:: OBJECTIVE ::
Return the material exactly as supplied, apart from the pictures, which are omitted.

**** GIVEN DATA

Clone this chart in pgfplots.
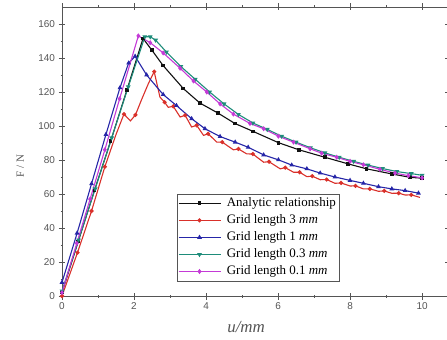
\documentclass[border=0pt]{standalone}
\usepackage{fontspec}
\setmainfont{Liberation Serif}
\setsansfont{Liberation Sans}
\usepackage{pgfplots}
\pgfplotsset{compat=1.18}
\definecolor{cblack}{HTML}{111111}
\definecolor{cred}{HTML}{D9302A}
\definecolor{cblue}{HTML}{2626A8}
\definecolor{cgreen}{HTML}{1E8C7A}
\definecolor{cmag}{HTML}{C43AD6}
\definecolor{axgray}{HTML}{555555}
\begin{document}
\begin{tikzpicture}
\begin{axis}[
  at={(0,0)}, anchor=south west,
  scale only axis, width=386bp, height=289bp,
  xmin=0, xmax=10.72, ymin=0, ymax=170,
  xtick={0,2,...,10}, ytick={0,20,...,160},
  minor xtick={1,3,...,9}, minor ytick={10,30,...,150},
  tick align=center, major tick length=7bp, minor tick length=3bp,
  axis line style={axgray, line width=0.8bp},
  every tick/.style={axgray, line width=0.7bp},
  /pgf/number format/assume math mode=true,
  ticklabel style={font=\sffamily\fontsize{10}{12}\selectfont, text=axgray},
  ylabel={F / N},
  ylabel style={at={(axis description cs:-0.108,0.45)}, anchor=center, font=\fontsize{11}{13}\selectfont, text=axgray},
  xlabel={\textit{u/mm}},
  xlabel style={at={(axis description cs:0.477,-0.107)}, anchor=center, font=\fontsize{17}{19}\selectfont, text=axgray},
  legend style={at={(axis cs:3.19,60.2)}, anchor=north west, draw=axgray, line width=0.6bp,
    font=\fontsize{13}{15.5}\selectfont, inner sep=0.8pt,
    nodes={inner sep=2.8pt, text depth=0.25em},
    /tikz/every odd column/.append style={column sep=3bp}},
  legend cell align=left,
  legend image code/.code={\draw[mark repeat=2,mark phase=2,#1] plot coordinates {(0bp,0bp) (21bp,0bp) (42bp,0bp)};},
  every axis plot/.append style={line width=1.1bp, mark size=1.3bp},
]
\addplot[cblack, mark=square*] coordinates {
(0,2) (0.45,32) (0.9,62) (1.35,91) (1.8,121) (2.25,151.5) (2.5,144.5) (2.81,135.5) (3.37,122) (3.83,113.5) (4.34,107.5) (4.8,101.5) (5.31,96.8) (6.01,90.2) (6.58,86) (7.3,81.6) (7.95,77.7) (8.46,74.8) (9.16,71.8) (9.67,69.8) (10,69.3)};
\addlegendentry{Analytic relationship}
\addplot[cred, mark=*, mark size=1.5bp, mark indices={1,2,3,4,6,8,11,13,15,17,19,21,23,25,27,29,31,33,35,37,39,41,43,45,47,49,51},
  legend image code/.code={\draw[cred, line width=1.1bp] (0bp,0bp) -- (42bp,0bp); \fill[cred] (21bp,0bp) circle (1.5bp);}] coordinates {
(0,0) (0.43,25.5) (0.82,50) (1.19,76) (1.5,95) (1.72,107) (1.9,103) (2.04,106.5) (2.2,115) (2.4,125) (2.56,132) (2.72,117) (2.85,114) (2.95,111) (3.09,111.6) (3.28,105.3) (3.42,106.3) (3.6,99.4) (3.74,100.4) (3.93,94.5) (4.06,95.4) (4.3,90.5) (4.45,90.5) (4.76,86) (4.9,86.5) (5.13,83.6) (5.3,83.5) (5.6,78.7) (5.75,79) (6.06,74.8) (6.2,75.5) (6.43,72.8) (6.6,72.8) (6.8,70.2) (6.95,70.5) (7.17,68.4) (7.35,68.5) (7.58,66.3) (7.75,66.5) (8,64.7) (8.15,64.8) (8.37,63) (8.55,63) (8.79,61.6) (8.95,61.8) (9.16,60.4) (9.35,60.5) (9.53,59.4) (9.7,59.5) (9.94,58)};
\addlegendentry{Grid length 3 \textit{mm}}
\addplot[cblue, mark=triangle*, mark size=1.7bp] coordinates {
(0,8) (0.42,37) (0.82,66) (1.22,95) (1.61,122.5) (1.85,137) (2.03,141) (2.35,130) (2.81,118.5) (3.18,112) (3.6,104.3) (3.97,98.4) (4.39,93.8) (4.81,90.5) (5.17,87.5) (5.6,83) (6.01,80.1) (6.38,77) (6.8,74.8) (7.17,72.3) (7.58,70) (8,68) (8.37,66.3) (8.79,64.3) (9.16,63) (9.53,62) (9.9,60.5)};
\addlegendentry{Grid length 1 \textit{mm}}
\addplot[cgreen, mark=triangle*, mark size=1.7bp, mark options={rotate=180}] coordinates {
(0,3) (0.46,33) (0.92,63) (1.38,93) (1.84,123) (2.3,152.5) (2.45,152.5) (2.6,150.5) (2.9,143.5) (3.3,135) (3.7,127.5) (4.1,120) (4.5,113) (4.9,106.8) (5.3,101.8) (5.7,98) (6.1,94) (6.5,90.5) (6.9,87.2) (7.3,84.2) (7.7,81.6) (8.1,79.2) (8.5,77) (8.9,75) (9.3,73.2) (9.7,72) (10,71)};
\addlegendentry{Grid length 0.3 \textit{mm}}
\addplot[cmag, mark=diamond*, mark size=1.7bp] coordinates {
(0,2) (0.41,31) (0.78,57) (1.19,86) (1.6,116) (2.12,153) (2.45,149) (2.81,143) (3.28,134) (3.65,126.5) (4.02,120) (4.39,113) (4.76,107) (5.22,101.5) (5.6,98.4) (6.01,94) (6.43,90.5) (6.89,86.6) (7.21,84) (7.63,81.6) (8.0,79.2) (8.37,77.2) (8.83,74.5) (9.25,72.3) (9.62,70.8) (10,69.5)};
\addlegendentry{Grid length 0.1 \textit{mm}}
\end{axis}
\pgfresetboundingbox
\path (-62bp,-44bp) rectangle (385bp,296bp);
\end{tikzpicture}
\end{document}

********

:: ANSWER FOR THIS EXERCISE ::
Clone this chart in pgfplots.
\documentclass[border=0pt]{standalone}
\usepackage{fontspec}
\setmainfont{Liberation Serif}
\setsansfont{Liberation Sans}
\usepackage{pgfplots}
\pgfplotsset{compat=1.18}
\definecolor{cblack}{HTML}{111111}
\definecolor{cred}{HTML}{D9302A}
\definecolor{cblue}{HTML}{2626A8}
\definecolor{cgreen}{HTML}{1E8C7A}
\definecolor{cmag}{HTML}{C43AD6}
\definecolor{axgray}{HTML}{555555}
\begin{document}
\begin{tikzpicture}
\begin{axis}[
  at={(0,0)}, anchor=south west,
  scale only axis, width=386bp, height=289bp,
  xmin=0, xmax=10.72, ymin=0, ymax=170,
  xtick={0,2,...,10}, ytick={0,20,...,160},
  minor xtick={1,3,...,9}, minor ytick={10,30,...,150},
  tick align=center, major tick length=7bp, minor tick length=3bp,
  axis line style={axgray, line width=0.8bp},
  every tick/.style={axgray, line width=0.7bp},
  /pgf/number format/assume math mode=true,
  ticklabel style={font=\sffamily\fontsize{10}{12}\selectfont, text=axgray},
  ylabel={F / N},
  ylabel style={at={(axis description cs:-0.108,0.45)}, anchor=center, font=\fontsize{11}{13}\selectfont, text=axgray},
  xlabel={\textit{u/mm}},
  xlabel style={at={(axis description cs:0.477,-0.107)}, anchor=center, font=\fontsize{17}{19}\selectfont, text=axgray},
  legend style={at={(axis cs:3.19,60.2)}, anchor=north west, draw=axgray, line width=0.6bp,
    font=\fontsize{13}{15.5}\selectfont, inner sep=0.8pt,
    nodes={inner sep=2.8pt, text depth=0.25em},
    /tikz/every odd column/.append style={column sep=3bp}},
  legend cell align=left,
  legend image code/.code={\draw[mark repeat=2,mark phase=2,#1] plot coordinates {(0bp,0bp) (21bp,0bp) (42bp,0bp)};},
  every axis plot/.append style={line width=1.1bp, mark size=1.3bp},
]
\addplot[cblack, mark=square*] coordinates {
(0,2) (0.45,32) (0.9,62) (1.35,91) (1.8,121) (2.25,151.5) (2.5,144.5) (2.81,135.5) (3.37,122) (3.83,113.5) (4.34,107.5) (4.8,101.5) (5.31,96.8) (6.01,90.2) (6.58,86) (7.3,81.6) (7.95,77.7) (8.46,74.8) (9.16,71.8) (9.67,69.8) (10,69.3)};
\addlegendentry{Analytic relationship}
\addplot[cred, mark=*, mark size=1.5bp, mark indices={1,2,3,4,6,8,11,13,15,17,19,21,23,25,27,29,31,33,35,37,39,41,43,45,47,49,51},
  legend image code/.code={\draw[cred, line width=1.1bp] (0bp,0bp) -- (42bp,0bp); \fill[cred] (21bp,0bp) circle (1.5bp);}] coordinates {
(0,0) (0.43,25.5) (0.82,50) (1.19,76) (1.5,95) (1.72,107) (1.9,103) (2.04,106.5) (2.2,115) (2.4,125) (2.56,132) (2.72,117) (2.85,114) (2.95,111) (3.09,111.6) (3.28,105.3) (3.42,106.3) (3.6,99.4) (3.74,100.4) (3.93,94.5) (4.06,95.4) (4.3,90.5) (4.45,90.5) (4.76,86) (4.9,86.5) (5.13,83.6) (5.3,83.5) (5.6,78.7) (5.75,79) (6.06,74.8) (6.2,75.5) (6.43,72.8) (6.6,72.8) (6.8,70.2) (6.95,70.5) (7.17,68.4) (7.35,68.5) (7.58,66.3) (7.75,66.5) (8,64.7) (8.15,64.8) (8.37,63) (8.55,63) (8.79,61.6) (8.95,61.8) (9.16,60.4) (9.35,60.5) (9.53,59.4) (9.7,59.5) (9.94,58)};
\addlegendentry{Grid length 3 \textit{mm}}
\addplot[cblue, mark=triangle*, mark size=1.7bp] coordinates {
(0,8) (0.42,37) (0.82,66) (1.22,95) (1.61,122.5) (1.85,137) (2.03,141) (2.35,130) (2.81,118.5) (3.18,112) (3.6,104.3) (3.97,98.4) (4.39,93.8) (4.81,90.5) (5.17,87.5) (5.6,83) (6.01,80.1) (6.38,77) (6.8,74.8) (7.17,72.3) (7.58,70) (8,68) (8.37,66.3) (8.79,64.3) (9.16,63) (9.53,62) (9.9,60.5)};
\addlegendentry{Grid length 1 \textit{mm}}
\addplot[cgreen, mark=triangle*, mark size=1.7bp, mark options={rotate=180}] coordinates {
(0,3) (0.46,33) (0.92,63) (1.38,93) (1.84,123) (2.3,152.5) (2.45,152.5) (2.6,150.5) (2.9,143.5) (3.3,135) (3.7,127.5) (4.1,120) (4.5,113) (4.9,106.8) (5.3,101.8) (5.7,98) (6.1,94) (6.5,90.5) (6.9,87.2) (7.3,84.2) (7.7,81.6) (8.1,79.2) (8.5,77) (8.9,75) (9.3,73.2) (9.7,72) (10,71)};
\addlegendentry{Grid length 0.3 \textit{mm}}
\addplot[cmag, mark=diamond*, mark size=1.7bp] coordinates {
(0,2) (0.41,31) (0.78,57) (1.19,86) (1.6,116) (2.12,153) (2.45,149) (2.81,143) (3.28,134) (3.65,126.5) (4.02,120) (4.39,113) (4.76,107) (5.22,101.5) (5.6,98.4) (6.01,94) (6.43,90.5) (6.89,86.6) (7.21,84) (7.63,81.6) (8.0,79.2) (8.37,77.2) (8.83,74.5) (9.25,72.3) (9.62,70.8) (10,69.5)};
\addlegendentry{Grid length 0.1 \textit{mm}}
\end{axis}
\pgfresetboundingbox
\path (-62bp,-44bp) rectangle (385bp,296bp);
\end{tikzpicture}
\end{document}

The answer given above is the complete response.